What did Edelstein say in his often-scathing review? The subhead captures his view perfectly: "The puppets of 'Team America' skewer the right. If only they'd stopped there." Skewering the left? We can't have that!
What did LaSalle say in his entirely scathing review? "There's nothing honestly observed" in the whole movie, which "misrepresents" Alec Baldwin, Sean Penn and Tim Robbins. It's not "honest," you see, to take stands that aren't in sync with San Francisco and Manhattan.
Could LaSalle make it any plainer that he identifies with Baldwin, Penn and Robbins, and admires them for their fevered hatred of George Bush's America?
For that matter, could any of these three make it plainer that the only political satire they want made is satire that reflects a smug contempt for the right?
Next summer, according to a recent announcement in Daily Variety, Moore will be back with his next film -- Sicko, a "documentary" about the problems of the American health-care system sure to offer such bombshells as the fact that the H in HMO stands for Halliburton and that Pfizer is actually a wholly owned subsidiary of the Republican National Committee.

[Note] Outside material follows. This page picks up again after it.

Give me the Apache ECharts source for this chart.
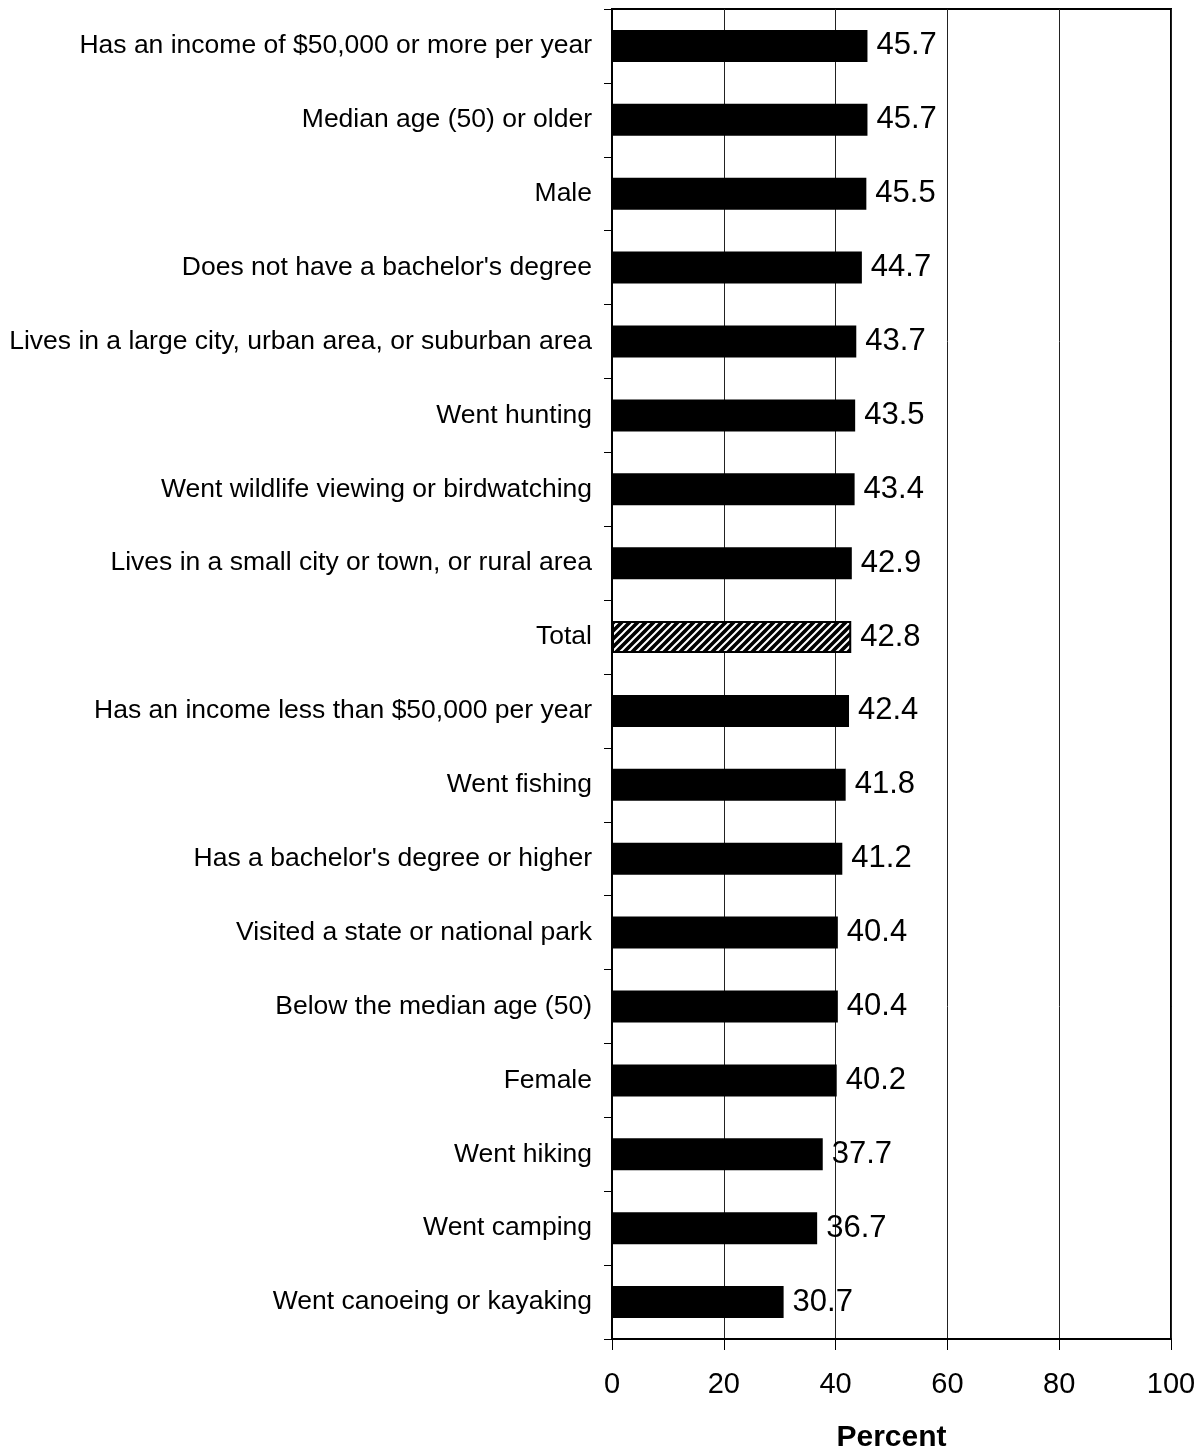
<!DOCTYPE html>
<html>
<head>
<meta charset="utf-8">
<script src="https://cdn.jsdelivr.net/npm/echarts@6/dist/echarts.min.js"></script>
<style>
  html, body { margin: 0; padding: 0; background: #fff; }
  #chart { width: 1202px; height: 1454px; }
</style>
</head>
<body>
<div id="chart"></div>
<script>
// Share of each group, top to bottom
const categories = [
  "Has an income of $50,000 or more per year",
  "Median age (50) or older",
  "Male",
  "Does not have a bachelor's degree",
  "Lives in a large city, urban area, or suburban area",
  "Went hunting",
  "Went wildlife viewing or birdwatching",
  "Lives in a small city or town, or rural area",
  "Total",
  "Has an income less than $50,000 per year",
  "Went fishing",
  "Has a bachelor's degree or higher",
  "Visited a state or national park",
  "Below the median age (50)",
  "Female",
  "Went hiking",
  "Went camping",
  "Went canoeing or kayaking"
];
const values = [45.7, 45.7, 45.5, 44.7, 43.7, 43.5, 43.4, 42.9, 42.8, 42.4, 41.8, 41.2, 40.4, 40.4, 40.2, 37.7, 36.7, 30.7];
const highlightCategory = "Total";
const xTicks = [0, 20, 40, 60, 80, 100];

// Diagonal hatch used for the overall total
function hatchPattern() {
  const s = 8;
  const c = document.createElement('canvas');
  c.width = s; c.height = s;
  const g = c.getContext('2d');
  g.fillStyle = '#000';
  g.fillRect(0, 0, s, s);
  g.strokeStyle = '#fff';
  g.lineWidth = 2;
  g.beginPath();
  g.moveTo(-2, s + 2); g.lineTo(s + 2, -2);
  g.moveTo(-2, 2); g.lineTo(2, -2);
  g.moveTo(s - 2, s + 2); g.lineTo(s + 2, s - 2);
  g.stroke();
  return c;
}
const hatch = { image: hatchPattern(), repeat: 'repeat' };

const FONT = "'Liberation Sans', Arial, Helvetica, sans-serif";

const barData = categories.map((name, i) => {
  const isTotal = name === highlightCategory;
  return {
    value: values[i],
    itemStyle: isTotal
      ? { color: hatch, borderColor: '#000', borderWidth: 2 }
      : { color: '#000' }
  };
});

const chart = echarts.init(document.getElementById('chart'), null, { renderer: 'canvas' });
chart.setOption({
  animation: false,
  backgroundColor: '#fff',
  grid: {
    left: 612, right: 31, top: 9, bottom: 115,
    containLabel: false,
    outerBoundsMode: 'none',
    show: true, borderColor: '#000', borderWidth: 2, backgroundColor: 'transparent'
  },
  xAxis: {
    type: 'value',
    min: xTicks[0], max: xTicks[xTicks.length - 1], interval: 20,
    name: 'Percent',
    nameLocation: 'middle',
    nameGap: 84,
    nameTextStyle: { fontFamily: FONT, fontSize: 30, fontWeight: 'bold', color: '#000' },
    axisLine: { show: true, lineStyle: { color: '#000', width: 2 } },
    axisTick: { show: true, inside: false, length: 11, lineStyle: { color: '#000', width: 1 } },
    axisLabel: { fontFamily: FONT, fontSize: 29, color: '#000', margin: 31 },
    splitLine: { show: true, lineStyle: { color: '#222', width: 1 } }
  },
  yAxis: {
    type: 'category',
    data: categories,
    inverse: true,
    axisLine: { show: true, lineStyle: { color: '#000', width: 2 } },
    axisTick: { show: true, inside: false, length: 8, lineStyle: { color: '#000', width: 1 } },
    axisLabel: { fontFamily: FONT, fontSize: 26.5, color: '#000', margin: 20 },
    splitLine: { show: false }
  },
  series: [{
    type: 'bar',
    data: barData,
    barWidth: 32,
    label: {
      show: true,
      position: 'right',
      distance: 9,
      fontFamily: FONT,
      fontSize: 31,
      color: '#000',
      formatter: p => p.value.toFixed(1)
    }
  }]
});
</script>
</body>
</html>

One can already imagine Roeper's logorrhea in celebrating Sicko's "revelations," LaSalle's tribute to Moore's continued growth as a "political thinker," Ebert's admiration for the "cautious" way Moore proves that the average American would live to 130 if it weren't for corporate greed, etc.
It's hard to conceive of the fact that Ebert was once routinely compared to Pauline Kael for his lucid prose style and his championing of obscure films and lowbrow "guilty pleasures."
No more. The pundit he often resembles nowadays is another P.K.: Paul Krugman.
Two thumbs down -- way, way, waaaaay down -- on that sad development. One Krugman is plenty.